**Recorded information**
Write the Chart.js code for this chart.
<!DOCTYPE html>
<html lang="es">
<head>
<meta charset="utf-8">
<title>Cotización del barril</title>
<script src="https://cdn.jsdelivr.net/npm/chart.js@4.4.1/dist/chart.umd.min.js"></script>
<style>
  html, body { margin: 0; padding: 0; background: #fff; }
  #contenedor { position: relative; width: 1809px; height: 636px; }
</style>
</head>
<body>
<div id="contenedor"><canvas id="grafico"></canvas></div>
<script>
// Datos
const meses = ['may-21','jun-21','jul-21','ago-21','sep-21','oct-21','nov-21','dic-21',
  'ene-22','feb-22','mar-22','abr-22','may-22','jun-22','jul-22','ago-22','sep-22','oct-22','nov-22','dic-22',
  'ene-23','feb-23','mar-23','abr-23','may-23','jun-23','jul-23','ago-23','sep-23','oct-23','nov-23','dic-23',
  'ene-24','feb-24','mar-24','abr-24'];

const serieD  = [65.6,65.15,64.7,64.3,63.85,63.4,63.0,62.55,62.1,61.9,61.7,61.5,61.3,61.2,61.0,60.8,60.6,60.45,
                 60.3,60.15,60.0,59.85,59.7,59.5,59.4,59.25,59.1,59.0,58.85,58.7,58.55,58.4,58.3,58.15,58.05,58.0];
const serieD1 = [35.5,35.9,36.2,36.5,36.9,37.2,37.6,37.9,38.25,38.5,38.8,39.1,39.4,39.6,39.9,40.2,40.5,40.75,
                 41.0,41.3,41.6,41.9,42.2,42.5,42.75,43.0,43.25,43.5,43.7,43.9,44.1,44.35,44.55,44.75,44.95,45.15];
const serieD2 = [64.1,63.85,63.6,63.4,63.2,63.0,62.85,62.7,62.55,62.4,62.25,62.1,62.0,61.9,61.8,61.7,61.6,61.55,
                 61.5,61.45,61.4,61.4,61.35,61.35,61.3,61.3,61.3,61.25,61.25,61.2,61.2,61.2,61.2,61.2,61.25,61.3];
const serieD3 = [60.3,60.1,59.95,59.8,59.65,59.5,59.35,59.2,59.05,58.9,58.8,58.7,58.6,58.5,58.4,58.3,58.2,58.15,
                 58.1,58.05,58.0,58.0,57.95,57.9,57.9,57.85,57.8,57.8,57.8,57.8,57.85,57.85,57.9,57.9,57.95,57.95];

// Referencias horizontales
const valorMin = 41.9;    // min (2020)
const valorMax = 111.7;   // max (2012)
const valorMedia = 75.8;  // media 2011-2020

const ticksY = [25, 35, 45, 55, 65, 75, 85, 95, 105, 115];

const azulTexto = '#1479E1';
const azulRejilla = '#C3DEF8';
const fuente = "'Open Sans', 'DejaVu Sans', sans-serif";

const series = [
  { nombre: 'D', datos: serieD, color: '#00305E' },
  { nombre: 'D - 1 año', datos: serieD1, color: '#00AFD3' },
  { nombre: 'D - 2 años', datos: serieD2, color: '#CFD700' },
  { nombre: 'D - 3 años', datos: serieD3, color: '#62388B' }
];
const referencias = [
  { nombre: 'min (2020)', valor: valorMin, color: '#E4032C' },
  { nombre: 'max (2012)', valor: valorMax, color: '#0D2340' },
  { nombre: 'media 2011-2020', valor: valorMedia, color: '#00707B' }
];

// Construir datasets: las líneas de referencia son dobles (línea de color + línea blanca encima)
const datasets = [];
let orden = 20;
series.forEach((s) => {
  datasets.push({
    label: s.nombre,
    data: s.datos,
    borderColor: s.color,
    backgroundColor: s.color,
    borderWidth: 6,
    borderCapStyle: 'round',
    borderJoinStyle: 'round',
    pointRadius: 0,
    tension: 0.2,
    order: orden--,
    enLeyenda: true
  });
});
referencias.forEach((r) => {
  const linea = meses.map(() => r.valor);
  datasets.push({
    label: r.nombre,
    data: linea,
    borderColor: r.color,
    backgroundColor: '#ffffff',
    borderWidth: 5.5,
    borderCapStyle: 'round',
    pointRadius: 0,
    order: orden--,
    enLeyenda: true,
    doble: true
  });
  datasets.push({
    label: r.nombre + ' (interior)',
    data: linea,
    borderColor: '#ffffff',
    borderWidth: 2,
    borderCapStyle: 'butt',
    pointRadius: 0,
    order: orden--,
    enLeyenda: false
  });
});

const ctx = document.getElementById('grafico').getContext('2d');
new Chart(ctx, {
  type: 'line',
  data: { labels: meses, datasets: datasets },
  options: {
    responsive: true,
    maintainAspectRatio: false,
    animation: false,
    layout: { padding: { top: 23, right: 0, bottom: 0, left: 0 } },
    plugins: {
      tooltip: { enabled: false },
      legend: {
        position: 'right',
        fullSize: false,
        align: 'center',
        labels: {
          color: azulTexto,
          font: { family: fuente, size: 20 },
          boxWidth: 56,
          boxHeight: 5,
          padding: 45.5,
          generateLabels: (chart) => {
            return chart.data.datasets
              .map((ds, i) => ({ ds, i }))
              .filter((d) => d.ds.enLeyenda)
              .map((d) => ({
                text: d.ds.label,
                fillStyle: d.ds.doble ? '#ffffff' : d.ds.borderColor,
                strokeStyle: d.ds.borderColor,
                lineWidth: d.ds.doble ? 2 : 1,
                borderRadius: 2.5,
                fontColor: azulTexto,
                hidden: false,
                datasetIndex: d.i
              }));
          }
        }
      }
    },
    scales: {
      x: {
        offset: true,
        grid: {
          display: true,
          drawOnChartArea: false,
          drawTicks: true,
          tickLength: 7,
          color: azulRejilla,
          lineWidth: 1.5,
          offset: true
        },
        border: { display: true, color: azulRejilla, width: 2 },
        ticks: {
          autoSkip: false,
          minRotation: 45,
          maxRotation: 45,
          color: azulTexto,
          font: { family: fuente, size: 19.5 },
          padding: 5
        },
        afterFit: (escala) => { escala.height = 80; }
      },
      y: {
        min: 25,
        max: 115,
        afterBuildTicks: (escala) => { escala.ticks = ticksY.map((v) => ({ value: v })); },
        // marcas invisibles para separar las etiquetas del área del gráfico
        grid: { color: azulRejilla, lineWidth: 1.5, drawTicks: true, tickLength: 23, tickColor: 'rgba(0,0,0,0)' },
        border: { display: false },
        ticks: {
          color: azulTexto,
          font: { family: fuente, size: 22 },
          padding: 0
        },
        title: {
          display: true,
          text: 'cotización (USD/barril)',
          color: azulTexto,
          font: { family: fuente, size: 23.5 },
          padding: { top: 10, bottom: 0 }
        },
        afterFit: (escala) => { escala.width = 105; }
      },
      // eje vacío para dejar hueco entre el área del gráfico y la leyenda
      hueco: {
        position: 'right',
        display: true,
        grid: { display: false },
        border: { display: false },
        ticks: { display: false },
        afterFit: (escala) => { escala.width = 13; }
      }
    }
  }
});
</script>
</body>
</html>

**Exercise instructions**
Quote the entire listing above exactly.

**Written answer**
Write the Chart.js code for this chart.
<!DOCTYPE html>
<html lang="es">
<head>
<meta charset="utf-8">
<title>Cotización del barril</title>
<script src="https://cdn.jsdelivr.net/npm/chart.js@4.4.1/dist/chart.umd.min.js"></script>
<style>
  html, body { margin: 0; padding: 0; background: #fff; }
  #contenedor { position: relative; width: 1809px; height: 636px; }
</style>
</head>
<body>
<div id="contenedor"><canvas id="grafico"></canvas></div>
<script>
// Datos
const meses = ['may-21','jun-21','jul-21','ago-21','sep-21','oct-21','nov-21','dic-21',
  'ene-22','feb-22','mar-22','abr-22','may-22','jun-22','jul-22','ago-22','sep-22','oct-22','nov-22','dic-22',
  'ene-23','feb-23','mar-23','abr-23','may-23','jun-23','jul-23','ago-23','sep-23','oct-23','nov-23','dic-23',
  'ene-24','feb-24','mar-24','abr-24'];

const serieD  = [65.6,65.15,64.7,64.3,63.85,63.4,63.0,62.55,62.1,61.9,61.7,61.5,61.3,61.2,61.0,60.8,60.6,60.45,
                 60.3,60.15,60.0,59.85,59.7,59.5,59.4,59.25,59.1,59.0,58.85,58.7,58.55,58.4,58.3,58.15,58.05,58.0];
const serieD1 = [35.5,35.9,36.2,36.5,36.9,37.2,37.6,37.9,38.25,38.5,38.8,39.1,39.4,39.6,39.9,40.2,40.5,40.75,
                 41.0,41.3,41.6,41.9,42.2,42.5,42.75,43.0,43.25,43.5,43.7,43.9,44.1,44.35,44.55,44.75,44.95,45.15];
const serieD2 = [64.1,63.85,63.6,63.4,63.2,63.0,62.85,62.7,62.55,62.4,62.25,62.1,62.0,61.9,61.8,61.7,61.6,61.55,
                 61.5,61.45,61.4,61.4,61.35,61.35,61.3,61.3,61.3,61.25,61.25,61.2,61.2,61.2,61.2,61.2,61.25,61.3];
const serieD3 = [60.3,60.1,59.95,59.8,59.65,59.5,59.35,59.2,59.05,58.9,58.8,58.7,58.6,58.5,58.4,58.3,58.2,58.15,
                 58.1,58.05,58.0,58.0,57.95,57.9,57.9,57.85,57.8,57.8,57.8,57.8,57.85,57.85,57.9,57.9,57.95,57.95];

// Referencias horizontales
const valorMin = 41.9;    // min (2020)
const valorMax = 111.7;   // max (2012)
const valorMedia = 75.8;  // media 2011-2020

const ticksY = [25, 35, 45, 55, 65, 75, 85, 95, 105, 115];

const azulTexto = '#1479E1';
const azulRejilla = '#C3DEF8';
const fuente = "'Open Sans', 'DejaVu Sans', sans-serif";

const series = [
  { nombre: 'D', datos: serieD, color: '#00305E' },
  { nombre: 'D - 1 año', datos: serieD1, color: '#00AFD3' },
  { nombre: 'D - 2 años', datos: serieD2, color: '#CFD700' },
  { nombre: 'D - 3 años', datos: serieD3, color: '#62388B' }
];
const referencias = [
  { nombre: 'min (2020)', valor: valorMin, color: '#E4032C' },
  { nombre: 'max (2012)', valor: valorMax, color: '#0D2340' },
  { nombre: 'media 2011-2020', valor: valorMedia, color: '#00707B' }
];

// Construir datasets: las líneas de referencia son dobles (línea de color + línea blanca encima)
const datasets = [];
let orden = 20;
series.forEach((s) => {
  datasets.push({
    label: s.nombre,
    data: s.datos,
    borderColor: s.color,
    backgroundColor: s.color,
    borderWidth: 6,
    borderCapStyle: 'round',
    borderJoinStyle: 'round',
    pointRadius: 0,
    tension: 0.2,
    order: orden--,
    enLeyenda: true
  });
});
referencias.forEach((r) => {
  const linea = meses.map(() => r.valor);
  datasets.push({
    label: r.nombre,
    data: linea,
    borderColor: r.color,
    backgroundColor: '#ffffff',
    borderWidth: 5.5,
    borderCapStyle: 'round',
    pointRadius: 0,
    order: orden--,
    enLeyenda: true,
    doble: true
  });
  datasets.push({
    label: r.nombre + ' (interior)',
    data: linea,
    borderColor: '#ffffff',
    borderWidth: 2,
    borderCapStyle: 'butt',
    pointRadius: 0,
    order: orden--,
    enLeyenda: false
  });
});

const ctx = document.getElementById('grafico').getContext('2d');
new Chart(ctx, {
  type: 'line',
  data: { labels: meses, datasets: datasets },
  options: {
    responsive: true,
    maintainAspectRatio: false,
    animation: false,
    layout: { padding: { top: 23, right: 0, bottom: 0, left: 0 } },
    plugins: {
      tooltip: { enabled: false },
      legend: {
        position: 'right',
        fullSize: false,
        align: 'center',
        labels: {
          color: azulTexto,
          font: { family: fuente, size: 20 },
          boxWidth: 56,
          boxHeight: 5,
          padding: 45.5,
          generateLabels: (chart) => {
            return chart.data.datasets
              .map((ds, i) => ({ ds, i }))
              .filter((d) => d.ds.enLeyenda)
              .map((d) => ({
                text: d.ds.label,
                fillStyle: d.ds.doble ? '#ffffff' : d.ds.borderColor,
                strokeStyle: d.ds.borderColor,
                lineWidth: d.ds.doble ? 2 : 1,
                borderRadius: 2.5,
                fontColor: azulTexto,
                hidden: false,
                datasetIndex: d.i
              }));
          }
        }
      }
    },
    scales: {
      x: {
        offset: true,
        grid: {
          display: true,
          drawOnChartArea: false,
          drawTicks: true,
          tickLength: 7,
          color: azulRejilla,
          lineWidth: 1.5,
          offset: true
        },
        border: { display: true, color: azulRejilla, width: 2 },
        ticks: {
          autoSkip: false,
          minRotation: 45,
          maxRotation: 45,
          color: azulTexto,
          font: { family: fuente, size: 19.5 },
          padding: 5
        },
        afterFit: (escala) => { escala.height = 80; }
      },
      y: {
        min: 25,
        max: 115,
        afterBuildTicks: (escala) => { escala.ticks = ticksY.map((v) => ({ value: v })); },
        // marcas invisibles para separar las etiquetas del área del gráfico
        grid: { color: azulRejilla, lineWidth: 1.5, drawTicks: true, tickLength: 23, tickColor: 'rgba(0,0,0,0)' },
        border: { display: false },
        ticks: {
          color: azulTexto,
          font: { family: fuente, size: 22 },
          padding: 0
        },
        title: {
          display: true,
          text: 'cotización (USD/barril)',
          color: azulTexto,
          font: { family: fuente, size: 23.5 },
          padding: { top: 10, bottom: 0 }
        },
        afterFit: (escala) => { escala.width = 105; }
      },
      // eje vacío para dejar hueco entre el área del gráfico y la leyenda
      hueco: {
        position: 'right',
        display: true,
        grid: { display: false },
        border: { display: false },
        ticks: { display: false },
        afterFit: (escala) => { escala.width = 13; }
      }
    }
  }
});
</script>
</body>
</html>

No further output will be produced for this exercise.